Imran Matin leads BIGD with an intent to transform the organisation into a globally-recognized centre for rigorous research on policy and development interventions. Matin provides strategic direction and oversees strategy implementation for advancing BIGD’s mission; expands and nurtures critical stakeholder relationships; and is responsible for the overall management of human, financial, and physical resources.
Matin is a Visiting Fellow of the Suntory and Toyota International Centres for Economics and Related Disciplines (STICERD) at the London School of Economics and Political Science (LSE). He additionally serves as the Country Director of the International Growth Centre (IGC) in Bangladesh. Martin holds a PhD in Economics from the University of Sussex, UK.

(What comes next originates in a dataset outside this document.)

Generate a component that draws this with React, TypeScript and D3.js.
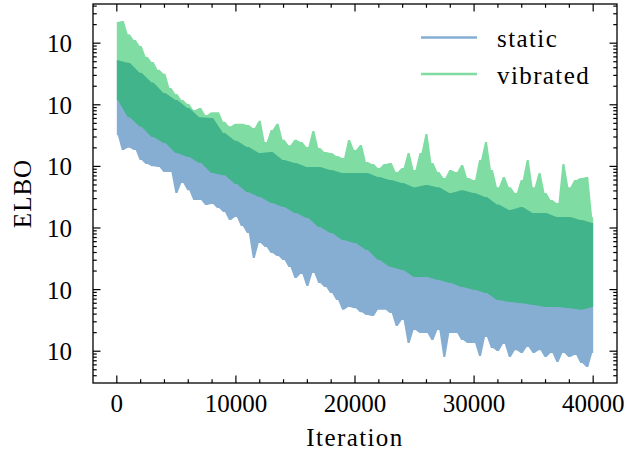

Barbara Petrongolo is a Professor of Economics at the University of Oxford and a Professorial Fellow at Nuffield College. She is Director of the CEPR Labour Economics Programme and Research Associate at the Centre for Economic Performance of the London School of Economics. She previously held positions at Queen Mary University of London, the London School of Economics, the Paris School of Economics and the University of Carlos III (Madrid). She is currently managing co-editor of the Economic Journal. Her primary research interests are in labour economics. She has worked extensively on the performance of labour markets with job search frictions, with applications to unemployment dynamics, welfare policy and interdependencies across local labour markets. Her work also researches the causes of gender inequalities in labour market outcomes, in a historical perspective and across countries, with emphasis on the role of employment selection mechanisms, structural transformation, and interactions within the household.